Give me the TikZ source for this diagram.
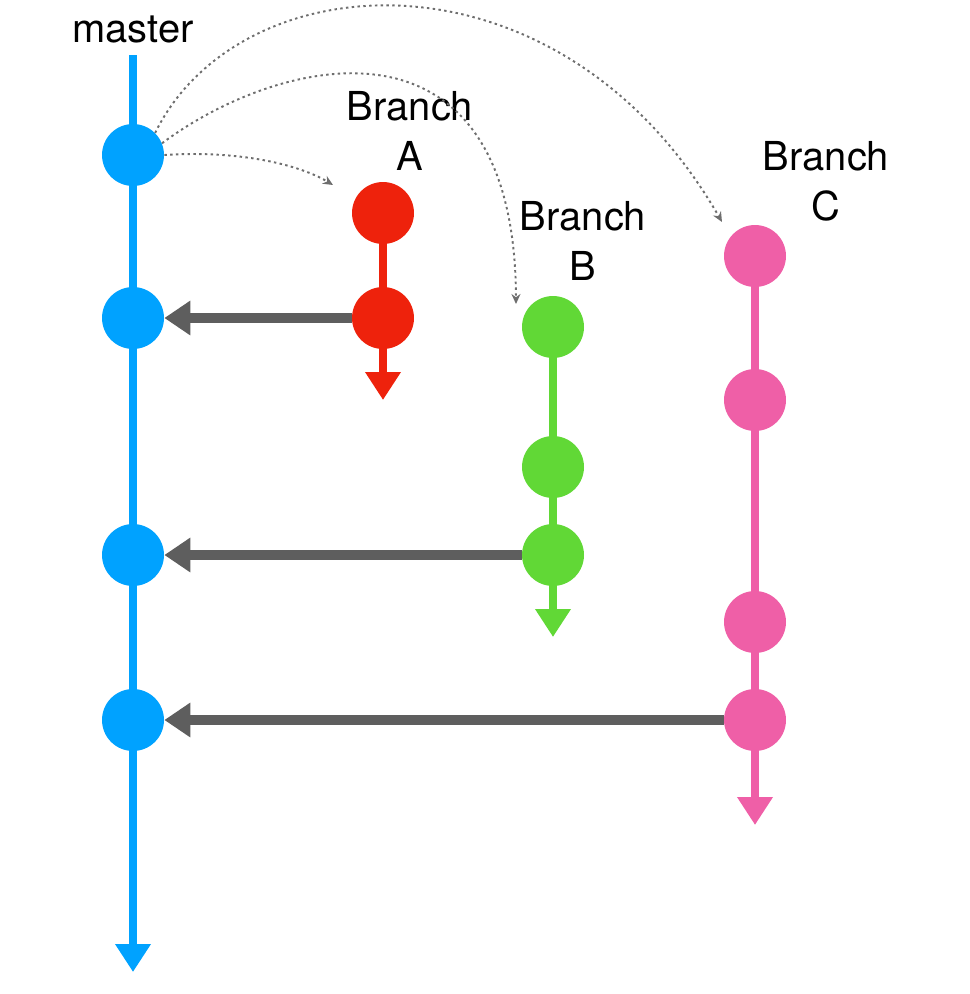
\documentclass[tikz,border=0pt]{standalone}
\usepackage{fontspec}
\setmainfont{TeX Gyre Heros}
\usepackage{xcolor}
\definecolor{masterblue}{HTML}{00A2FF}
\definecolor{branchred}{HTML}{EE220C}
\definecolor{branchgreen}{HTML}{61D836}
\definecolor{branchpink}{HTML}{EF5FA7}
\definecolor{mergegray}{HTML}{5E5E5E}
\usetikzlibrary{arrows.meta}
\usetikzlibrary{backgrounds}

\begin{document}
\begin{tikzpicture}[x=0.02cm, y=-0.02cm,
  commit/.style={circle, minimum size=1.24cm, inner sep=0pt},
  branchline/.style={line width=0.16cm, -{Triangle[width=0.68cm, length=0.56cm]}},
  merge/.style={mergegray, line width=0.21cm, -{Triangle[width=0.66cm, length=0.52cm]}},
  fork/.style={mergegray!90, line width=1.1pt, dash pattern=on 1.4pt off 1.9pt, -{Stealth[width=0.18cm, length=0.2cm]}},
  label/.style={font=\fontsize{22.7}{28.3}\selectfont, align=center, anchor=base}]

\useasboundingbox (0,0) rectangle (970,994);

% master
  \node[label] (mlabel) at (133,42) {master};
  \coordinate (mtop) at (133,55);
  \coordinate (mend) at (133,972);
  \node[commit, fill=masterblue] (m1) at (133,155) {};
  \node[commit, fill=masterblue] (m2) at (133,318) {};
  \node[commit, fill=masterblue] (m3) at (133,555) {};
  \node[commit, fill=masterblue] (m4) at (133,720) {};

% Branch A
  \node[label] (alabel) at (410,170) {Branch\\A};
  \coordinate (aend) at (383,400);
  \coordinate (atip) at (333,185);
  \node[commit, fill=branchred] (a1) at (383,213) {};
  \node[commit, fill=branchred] (a2) at (383,318) {};

% Branch B
  \node[label] (blabel) at (583,280) {Branch\\B};
  \coordinate (bend) at (553,637);
  \coordinate (btip) at (516,304);
  \node[commit, fill=branchgreen] (b1) at (553,327) {};
  \node[commit, fill=branchgreen] (b2) at (553,467) {};
  \node[commit, fill=branchgreen] (b3) at (553,555) {};

% Branch C
  \node[label] (clabel) at (826,220) {Branch\\C};
  \coordinate (cend) at (755,825);
  \coordinate (ctip) at (722,222);
  \node[commit, fill=branchpink] (c1) at (755,256) {};
  \node[commit, fill=branchpink] (c2) at (755,400) {};
  \node[commit, fill=branchpink] (c3) at (755,622) {};
  \node[commit, fill=branchpink] (c4) at (755,720) {};

\begin{scope}[on background layer]
  \draw[branchline, masterblue] (mtop) -- (mend);
  \draw[branchline, branchred] (a1.center) -- (aend);
  \draw[branchline, branchgreen] (b1.center) -- (bend);
  \draw[branchline, branchpink] (c1.center) -- (cend);
\end{scope}

% merges
  \draw[merge] (a2) -- (m2);
  \draw[merge] (b3) -- (m3);
  \draw[merge] (c4) -- (m4);

% forks
  \draw[fork] (m1.east) .. controls (240,150) and (300,165) .. (atip);
  \draw[fork] (m1.22) .. controls (280,55) and (515,0) .. (btip);
  \draw[fork] (m1.45) .. controls (240,-40) and (560,-60) .. (ctip);

\end{tikzpicture}
\end{document}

# # # #

Leave out the pictures. Transcribe only the lines above, from the first through the one that contains "fill=branchred] (a2) at".

- [EXPECTED OUTPUT]
Give me the TikZ source for this diagram.
\documentclass[tikz,border=0pt]{standalone}
\usepackage{fontspec}
\setmainfont{TeX Gyre Heros}
\usepackage{xcolor}
\definecolor{masterblue}{HTML}{00A2FF}
\definecolor{branchred}{HTML}{EE220C}
\definecolor{branchgreen}{HTML}{61D836}
\definecolor{branchpink}{HTML}{EF5FA7}
\definecolor{mergegray}{HTML}{5E5E5E}
\usetikzlibrary{arrows.meta}
\usetikzlibrary{backgrounds}

\begin{document}
\begin{tikzpicture}[x=0.02cm, y=-0.02cm,
  commit/.style={circle, minimum size=1.24cm, inner sep=0pt},
  branchline/.style={line width=0.16cm, -{Triangle[width=0.68cm, length=0.56cm]}},
  merge/.style={mergegray, line width=0.21cm, -{Triangle[width=0.66cm, length=0.52cm]}},
  fork/.style={mergegray!90, line width=1.1pt, dash pattern=on 1.4pt off 1.9pt, -{Stealth[width=0.18cm, length=0.2cm]}},
  label/.style={font=\fontsize{22.7}{28.3}\selectfont, align=center, anchor=base}]

\useasboundingbox (0,0) rectangle (970,994);

% master
  \node[label] (mlabel) at (133,42) {master};
  \coordinate (mtop) at (133,55);
  \coordinate (mend) at (133,972);
  \node[commit, fill=masterblue] (m1) at (133,155) {};
  \node[commit, fill=masterblue] (m2) at (133,318) {};
  \node[commit, fill=masterblue] (m3) at (133,555) {};
  \node[commit, fill=masterblue] (m4) at (133,720) {};

% Branch A
  \node[label] (alabel) at (410,170) {Branch\\A};
  \coordinate (aend) at (383,400);
  \coordinate (atip) at (333,185);
  \node[commit, fill=branchred] (a1) at (383,213) {};
  \node[commit, fill=branchred] (a2) at (383,318) {};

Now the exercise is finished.